The problem with privilege doesn't stop at economic factors, with women having less opportunities than men. It is also apparent in all cultural manifestations, especially in mass-entertainment. Films being customarily targeted at men, but still viewed by women, create a clima of masculine interpretation of society, both by men and women. Thus, masculine qualities are prized above the feminine, and a masculine understanding of universal concepts such as "strength" is proposed (see Spinks', the comment by Gevlon). This is why "strong" women are typically depicted in the media as sexualized badasses (Sucker Punch at Feminist Frequency). We need to broaden our scope, to be able to conceive our world from the Outsider's perspective. As Simone de Beauvoir expressed in The Second Sex: "She is defined and differentiated with reference to man and not he with reference to her; she is the incidental, the inessential as opposed to the essential. He is the Subject, he is the Absolute— she is the Other" (xxii).
Inequality goes beyond economics. It is a conception of the world. It dictates what femininity ought to be: seductive and evil, or innocent and unthreatening. The Angel of the House of the nineteenth century is now the Manic Pixie Dream Girl, the perpetually kidnapped princess, the heroine whose only achievement is waking the male hero to a new world of love and feminine comprehension. Women should not be defined by their relation to the men of the stories, but it is sadly all-too-common. Even in the great Planescape: Torment, Deionarra and Annah, and to some extent Fall-from-Grace, are defined by their romantic ties to The Nameless One. It is a pervasive and unnoticed trend which our subconscious grasps better than us.

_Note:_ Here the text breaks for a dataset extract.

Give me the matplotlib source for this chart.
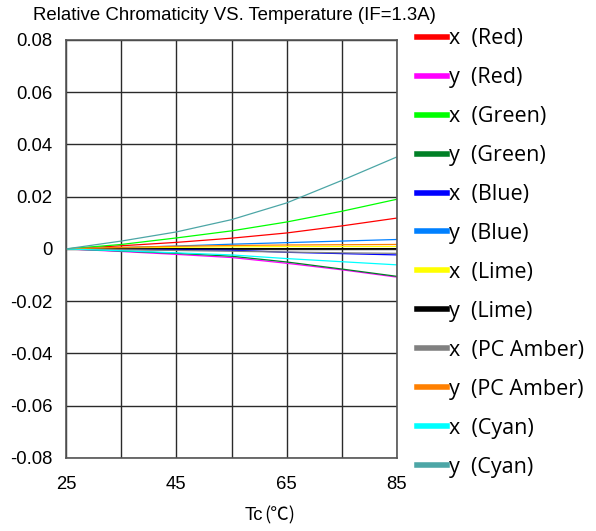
import matplotlib
matplotlib.use("Agg")
import matplotlib.pyplot as plt

matplotlib.rcParams['font.family'] = ['Liberation Sans', 'DejaVu Sans']

# temperature points (°C)
tc = [25, 35, 45, 55, 65, 75, 85]

# relative chromaticity shift
red_x = [0, 0.0012, 0.0025, 0.0041, 0.0061, 0.0088, 0.0118]
red_y = [0, -0.0010, -0.0021, -0.0033, -0.0055, -0.0080, -0.0108]
green_x = [0, 0.0017, 0.0042, 0.0069, 0.0103, 0.0144, 0.0190]
green_y = [0, -0.0008, -0.0017, -0.0028, -0.0050, -0.0077, -0.0105]
blue_x = [0, -0.0001, -0.0003, -0.0005, -0.0013, -0.0018, -0.0023]
blue_y = [0, 0.0005, 0.0011, 0.0018, 0.0024, 0.0030, 0.0036]
lime_x = [0, 0.0003, 0.0006, 0.0008, 0.0009, 0.0009, 0.0009]
lime_y = [0, 0.0000, 0.0001, 0.0001, 0.0001, 0.0001, 0.0001]
amber_x = [0, -0.0003, -0.0006, -0.0009, -0.0012, -0.0015, -0.0017]
amber_y = [0, 0.0006, 0.0010, 0.0013, 0.0015, 0.0016, 0.0017]
cyan_x = [0, -0.0007, -0.0015, -0.0023, -0.0037, -0.0049, -0.0061]
cyan_y = [0, 0.0030, 0.0065, 0.0112, 0.0176, 0.0262, 0.0352]

y_ticks = [-0.08, -0.06, -0.04, -0.02, 0, 0.02, 0.04, 0.06, 0.08]
y_labels = ["-0.08", "-0.06", "-0.04", "-0.02", "0", "0.02", "0.04", "0.06", "0.08"]
x_ticks = [25, 45, 65, 85]
x_minor = [35, 55, 75]

series = [
    ("x  (Red)", red_x, "#ff0000"),
    ("y  (Red)", red_y, "#ff00ff"),
    ("x  (Green)", green_x, "#00ff00"),
    ("y  (Green)", green_y, "#008026"),
    ("x  (Blue)", blue_x, "#0000ff"),
    ("y  (Blue)", blue_y, "#0080ff"),
    ("x  (Lime)", lime_x, "#ffff00"),
    ("y  (Lime)", lime_y, "#000000"),
    ("x  (PC Amber)", amber_x, "#808080"),
    ("y  (PC Amber)", amber_y, "#ff8000"),
    ("x  (Cyan)", cyan_x, "#00ffff"),
    ("y  (Cyan)", cyan_y, "#4ca6a6"),
]

fig = plt.figure(figsize=(5.96, 5.31), dpi=100)
ax = fig.add_axes([0.111, 0.1375, 0.555, 0.7875])

lines = []
for label, vals, col in series:
    ln, = ax.plot(tc, vals, color=col, lw=0.9, label=label)
    lines.append(ln)

ax.set_xlim(25, 85)
ax.set_ylim(-0.08, 0.08)
ax.set_xticks(x_ticks)
ax.set_xticks(x_minor, minor=True)
ax.set_yticks(y_ticks)
ax.set_yticklabels(y_labels)
ax.grid(True, which="both", color="#2a2a2a", lw=1.0)
ax.set_axisbelow(True)
ax.tick_params(which="both", length=0)
ax.tick_params(axis="y", labelsize=13.3, pad=10)
ax.tick_params(axis="x", labelsize=13.3, pad=13)
for s in ax.spines.values():
    s.set_color("#555555")
    s.set_linewidth(1.2)

fig.text(0.055, 0.971, "Relative Chromaticity VS. Temperature (IF=1.3A)",
         fontsize=13.4, ha="left", va="center")
# x axis label: latin part + CJK degree sign
fig.text(0.441, 0.030, "Tc", fontsize=13.3, ha="right", va="center")
fig.text(0.443, 0.030, "(℃)", fontsize=13.3, ha="left", va="center",
         family=["Noto Sans CJK SC", "DejaVu Sans"])

leg = fig.legend(handles=lines, loc="upper left", bbox_to_anchor=(0.70, 0.947),
                 frameon=False, handlelength=1.4, handletextpad=0.1,
                 labelspacing=0.835, borderaxespad=0, borderpad=0,
                 prop={"family": ["Open Sans", "DejaVu Sans"], "size": 15.5})
for h in leg.get_lines():
    h.set_linewidth(4)

fig.savefig("out.png", dpi=100)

From a very early age we are bombarded with these concepts of womanhood, taught to be Snow White the passive, and despise the active Stepmother; taught that we are all princesses who deserve a sexy, understanding yet virile, strong yet sensitive prince. We are not taught that happiness lies in ourselves. We are especially forbid to think about other women as allies -princes are after all in short supply.
Men are also taught their own lessons. Some of them as horrific as the women's. That they should succeed no matter what, completely on their own, or they will be a failure, completely emasculated. That the path to success is through stark, aggressive competition. That their value is measured in what they own.
Then some women react in a predictable manner. I was one of those women. They shake off all these teachings and, also predictable, do a radical about-turn to the equally artificial world of masculinity, and assume that the doctrines imparted to men are the Evangelical Truth and femininity is apocryphal. But values such as "strength" are connotatively marked too, as I have argued before. These "New Women" reject one lie to fall prey to another one. And, in the process, they rebuke all women that they categorise as "feminine", and judge their attitude "weak", endorsing the position of the men who also believe such lie.
But the femininity they so proudly repudiate is in fact as fake as their new-found masculinity. It is a societal construct. An insidious societal construct, nevertheless, which women are expected to imitate, and sometimes do. This is why we work with prejudices when we encounter a stranger, because these prejudices sadly apply in many cases, especially when the other person belongs to that collective which hasn't challenged the mass-media indoctrination. But those are prejudices nonetheless, and they are offensive. To expect women to be over-emotive, even hysterical, is allowing yourself to be fooled by a reductionism. People don't work that way. We are complex, multi-faceted beings which receive influences from everything around us, and from our own reaction to said influences. Thus, although what is traditionally considered as feminine is very compelling, its contrary ("the tomboy") also is, and to extricate what we have been told to assume is really hard, because every day we learn new forms in which we had been "educated". We have learned, mostly on a subconscious level, that strength equals individuality, and that men are strong. We want to be like them, we want to be strong in the sense that society posits. We reject the weak, the feminine. We do not learn that femininity is also about communication, community, strength in the collective. About sensitivity, empathy, cooperation.
Human beings are psychologically constructed not in binary oppositions, as we are led to believe, but in gradations. Sex is not the same as gender, and sexual orientation is much more intricate than the three milestones that we have conventionally set. By this I mean that femininity and masculinity are not exclusive to women and men respectively, and that we should conceive them as sets of values traditionally subscribed to women and men. Both sexes are allowed to be rational and sensitive, competitive and cooperating, strong in their own individual manner.
Finally, these women who had allied themselves with the males to the detriment of their own identity, when confronted with the truth, let go their self-hatred, and accept that we are all in this boat together. That we all have been equally indoctrinated, and that there is a necessity to look beyond gender barriers.
This state of comprehension is not nirvana, but it is not the commonality either. The process that has been completed for some is still on-going for many, and their numbers seem unsurmountable (as sometimes is their willing ignorance). Some of those who have come out of the cavern, when they return to share their findings, they encounter skepticism, uncooperativeness, hatred. They respond with calmness, patience, compassion. But only after an internal process of purgation, after the anger stops its seething. Every time.
Their interlocutors argue that things are the way they are for one or another sad reason. Terrible, they acknowledge, but that is how the world works. The reason is rational and justified. We don't make games that cater to women because there is no market, and money drives everything. Women are poorer because they have kids. That is rational and justified, they argue. It is as if some people want the world to remain as ruthless as it is.